Meeting Minutes Web Authorization Protocol (oauth) WG
Date and time 2013-01-11 08:00
Title Minutes for OAUTH at interim-2013-oauth-1
State Active
Other versions plain text
Last updated 2013-01-19

minutes-interim-2013-oauth-1-1
OAuth Conference Call - 11th Jan 2013

Participants:
- Bill Mills
- Hannes Tschofenig
- Justin Richer
- Phil Hunt
- Prateek Mishra
- Derek Atkins
- Mike Jones
- George Fletcher
- John Bradley

Notes:

The slides for the meeting, which are based on the requirements in
http://tools.ietf.org/html/draft-tschofenig-oauth-security-01#section-5, can be
found here: http://www.tschofenig.priv.at/OAuth2-Security-11Jan2013.ppt

The discussion started with the requirement for "Cryptographic Algorithm
Independence" (or also called crypto agility), which states that "The key
management protocol MUST be cryptographic algorithm independent.". There are at
least two types of algorithms in the OAuth framework, namely:

 1) The access token must be cryptographically protected against modifications
 and may contain the session key encrypted with a key only known to the
 resource server and the authorization server.
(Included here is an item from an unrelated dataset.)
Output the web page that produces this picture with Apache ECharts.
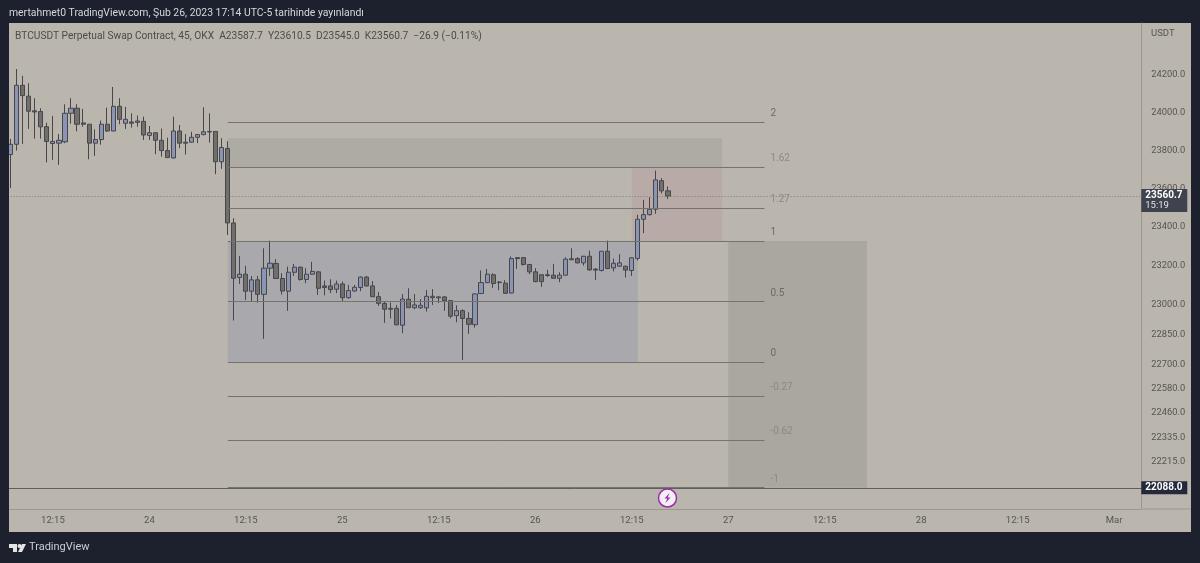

The authorization server needs
 to use an algorithm that is also supported by the resource server to perform
 the cryptographic computations.

 2) When the client interacts with the resource server and provides the access
 token it needs to demonstrate the possession of a key by using a keyed message
 digest or a digital signature computed over the request. Different algorithms
 may be used by the client and the algorithm selected must be supported by the
 resource server. For example, a client may be using a HMAC-SHA1-160 keyed
 message digest computed over selected header fields of the request and the
 resource server needs to support the same cryptographic algorithm. The notion
 of an algorithm may, however, also refer to a different credential being
 supported (asymmetric keys vs. symmetric keys), or an entirely different
 specification (HOTK vs. the MAC token, for example).
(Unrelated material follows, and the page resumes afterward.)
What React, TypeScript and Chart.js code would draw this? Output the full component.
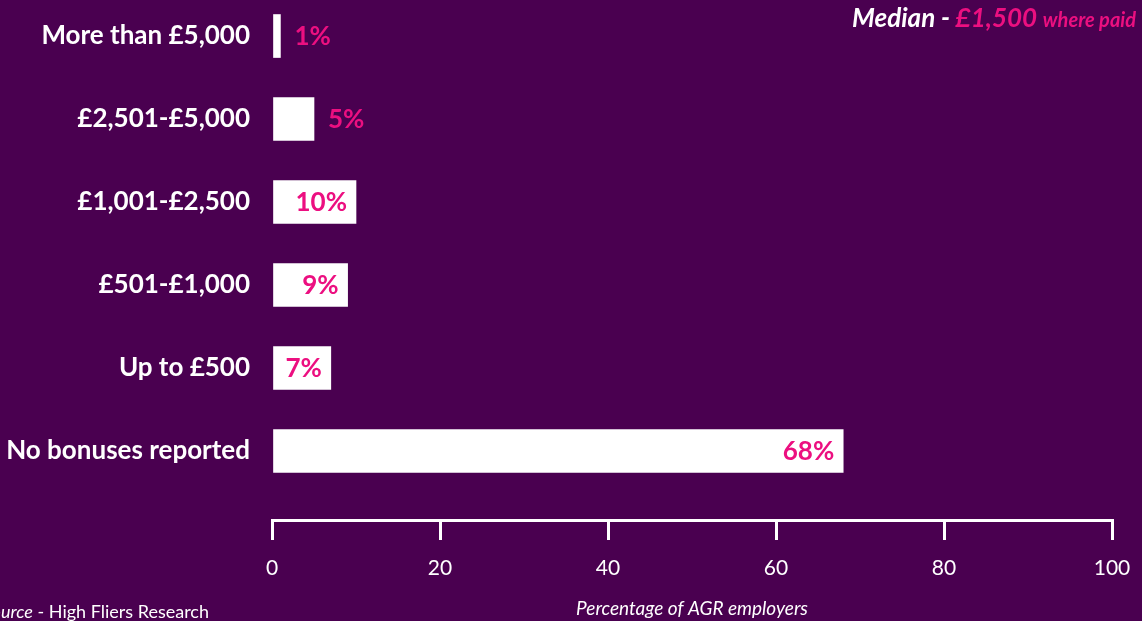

The participants discussed whether the requirement implies a run-time algorithm
negotiation or rather an indication of the algorithms as part of the discovery
procedure / dynamic client registration.

In case of the discovery exchange, which happens prior to the protocol exchange
between the client and the authorization server, the client learns (for example
via WebFinger) what algorithms the resource server supports. For the case of
dynamic client registration it was suggested that the client id is used to
associate the supported algorithms to a specific client and that any indication
of the algorithms during the OAuth protocol exchange are therefore not needed.
In that case the client-supported algorithms are implicitly known to the
authorization server based on the client id.

There was also the recommendation to support cases where the AS does not know
anything about the resource server. It was not clear how the resource server
would be able to obtain the required session key in this case. It was also
noted that the current OAuth base specification does not allow the client to
convey information about what resource server it wants to interact with. This
information would, however, be needed by the authorization server to determine
the algorithms supported by the resource server and to encrypt a session key.

No conclusion was reached on how much flexibility is needed nor at what part of
the exchange the algorithm indication / negotiation should be take place.
Justin even suggested that the topic of crypto-agility is orthogonal to the
discussion of enhanced bearer token security.